Plaque unveiled in Kings Norton marking the birthplace of Thomas the Tank Engine stories

ITV News Central Reporter Lee Comley reports on the unveiling of a plaque celebrating the birthplace of the Thomas the Tank Engine stories

The unveiling of the plaque in Kings Norton is a chance for the author's family and locals to celebrate the humble beginnings of Thomas the Tank Engine, and his friends.

Reverend Wilbert Awdry first wrote the stories down in 1942, before they grew to become a global phenomenon, with an estimated value of around £1billion. 

Wilbert Awdry's stories started as a way to cheer up his unwell son.

They created a series of characters that became loved across the world, by generations of children and their parents.

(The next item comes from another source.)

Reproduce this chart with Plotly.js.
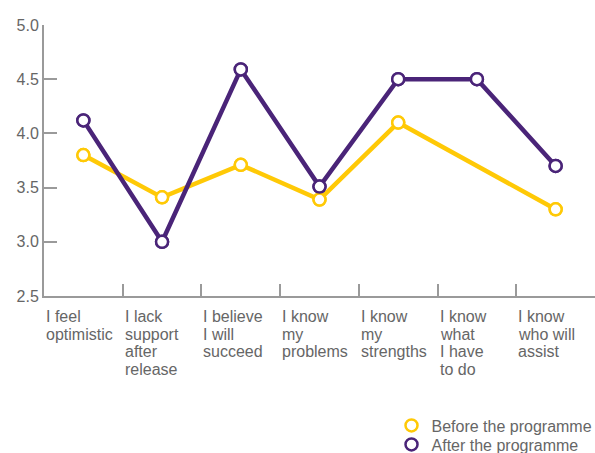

Now, there's a plaque in St Nicolas' Church, where he was a curate during the Second World War, after being inspired by the sounds of the wartime trains at the nearby railway yards - but those here believe his role at the church also played a part.

'I hope people will come...and remind themselves where that wonderful story all began here', Reverend says

Reverend Larry Wright from St Nicolas' Church in Kings Norton told ITV News Central: "The Christian faith is full of stories whether it's the epic stuff in the Old Testament or Jesus' parables in the New Testament."

"The world loves a good story and these are excellent stories."

"I hope people will come and have a look at it come and remind themselves where that wonderful story all began here," he added.

This year marks the 81st anniversary since Reverand Awdry accepted his post here at the church, and for his family who were here to see the unveiling, it was a chance to honour the memory of where it all began.

'As you get older you realise how important these stories are to children of all ages,' Wilbert Awdry's daughter Veronica Chambers says

Wilbert Awdry's daughter, Veronica Chambers, stressed the importance of these stories, saying: "As you get older you realise how important these stories are to children of all ages you meet - grandparents whose grandchildren who love all to the do with them and develop contact with steam engines they wouldn't have had before you realise how important and far-reaching it is internationally as well."

By the time Awdry left this church in 1946, just a year after the first stories were published, his characters were already on the way to becoming world-famous.

All these years later - the stories still feature in so many childhoods around the globe. And now, there's a small, but important reminder of where Kings Norton places in its creation.